The ways in which Africa and Africans – or, better: Zambians, South Africans, Kenyans, Nigerians, etc. – are portrayed is an issue that receives increasing attention. In National Geographic, the stereotypical African is the ‘noble savage’, someone who is still in touch with nature, with their roots and with the community; unspoiled by the rationalizations, disenchantments and individualization of modernity. Another stereotype is triggered by charities and by media covering disasters. We all know these images: African children with flies crawling on their faces and bellies swollen with hunger oedema.

This image of Africa has been labelled as ‘poverty porn’. People in these photographs are portrayed when they are at their most vulnerable. The objective is to generate pity or sympathy, and subsequently to increase donations to the charity. The donations are for a good cause, but these images keep telling us that Africans need to be saved. They are victims. They are not able to help themselves. In a Ted-talk, Nigerian writer Chimamanda Ngozi Adichie says: “The problem with stereotypes is not that they are untrue, but that they are incomplete. They make one story become the only story.
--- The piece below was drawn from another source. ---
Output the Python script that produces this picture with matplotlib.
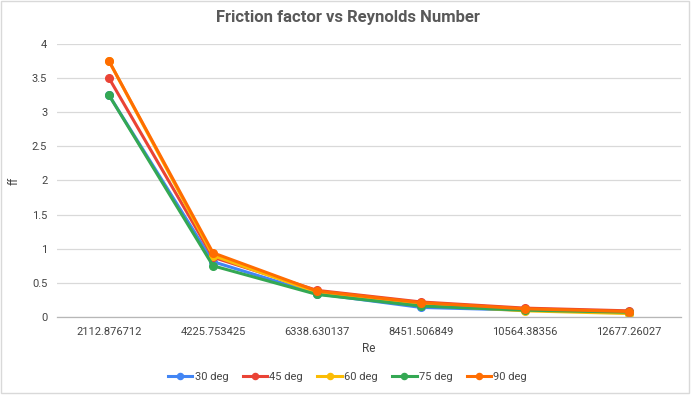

There really are pitiable children suffering from famines – photos portraying them are not staged. But there is more to Africa than this. More than noble savages and beautiful nature; and more than suffering victims and “shithole countries”. Photographers, wherever they come from, and whoever pays them, should be aware of the power of their images in enforcing harmful stereotypes.

Why am I writing this? I am an anthropologist and photographer living in southern Africa. It is my aim to picture the people whom I encounter in an honest way. The issues addressed in this blog sometimes make me feel I am traversing a minefield. I hope to use this blog to plot my course, avoiding the pitfalls mentioned here, and reflecting on a number of issues related to imaging (or imagining) Africa.

The Other?

I love this picture, taken during a play about witchdoctors. This is dr. Koko, and he is eating a snake while the audience scampers away in fear. The purpose of the play was to show how witchdoctors play on fears of their audience, and how they use props such as chemical reactions and rubber snakes to do that. But if you don’t know that background, what you see might well be the image of dark Africa: superstition, backwardness, scary occultism. That’s not the image of Africa that I want to spread. So… lovely picture, but it cannot be used?